Sorry to hear notaries are such a pain there.  As in UK, notaries here are a very simple thing, just witnessing and stamping documents.  And they are everywhere.  I used to shop at a supermarket that had a notary.  Libraries, banks, post offices, municipal offices, etc all have notaries.  

Yes, I know how simple and inexpensive is notarizing in the States and how common notaries public are there (I lived in NYC 15 years.) Notarizing in the US Consulate is equally simple. Also, the Consul comes to Bonaire couple times a year to provide services to US citizens. I will avoid the Dutch notary and hope to never need them.

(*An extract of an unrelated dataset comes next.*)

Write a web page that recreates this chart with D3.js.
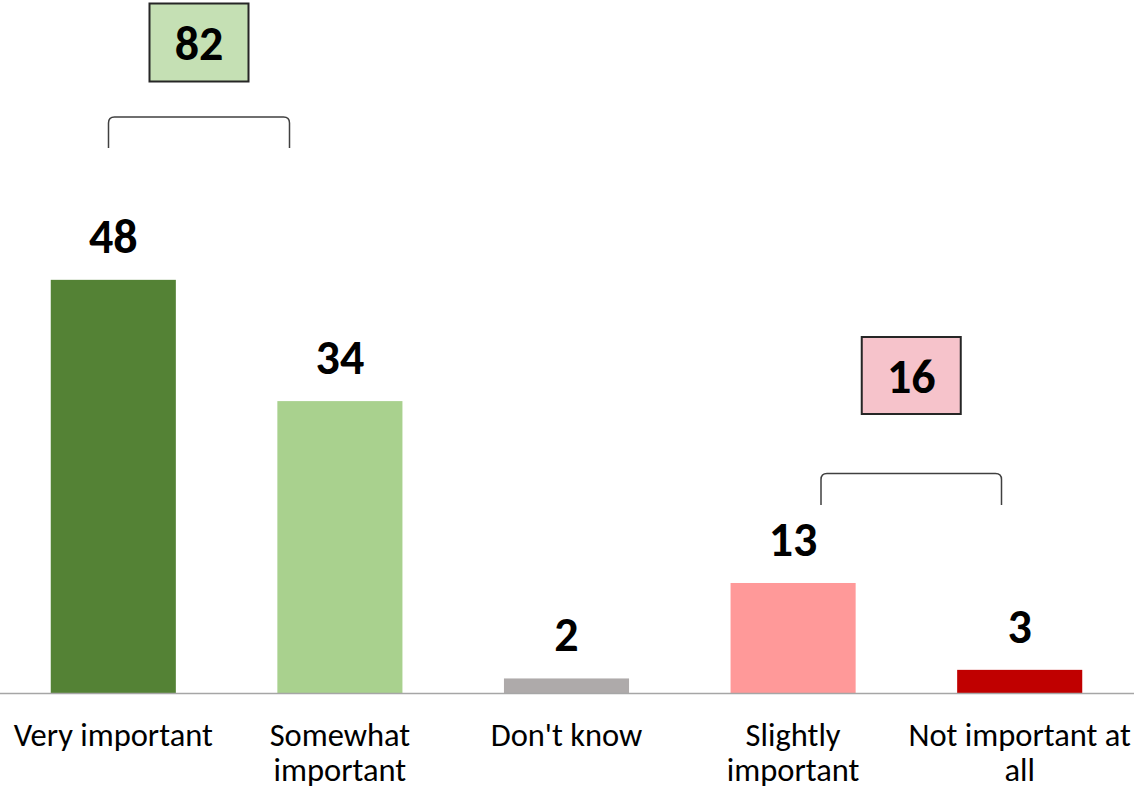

I'm already avoiding them by NOT transferring my late father's real estate to my name. I asked what's involved and that was enough. The only limitation of not transferring is that I cannot sell it. But I don't plan to do so anyway. Otherwise, I can use it as I wish. 

BTW, I took the ferries from Cape Cod to Nantucket and to Martha's Vineyard several times. My wife used to live in Boston before eventually moving to NYC and marrying me.

Posted
11 hours ago, TheVat said:

Sorry to hear notaries are such a pain there.  As in UK, notaries here are a very simple thing, just witnessing and stamping documents.  And they are everywhere.  I used to shop at a supermarket that had a notary.  Libraries, banks, post offices, municipal offices, etc all have notaries.  

Notaries are not as common in the UK as where you obviously are.

One of my friends who is a solicitor also has a notary qualification, for which he had to do an extra course and examination.

In lean times, and there have been many in recent years in the legal world, that brought in useful extra income as most solicitors are not so qualified.

There are also other officials who offer officially certified copies of particular official documents.

In the Uk these officials are often known as registrars, as we have many different registers.

Of late, like other departments of government, they have tried to extract as much money as possible through fees.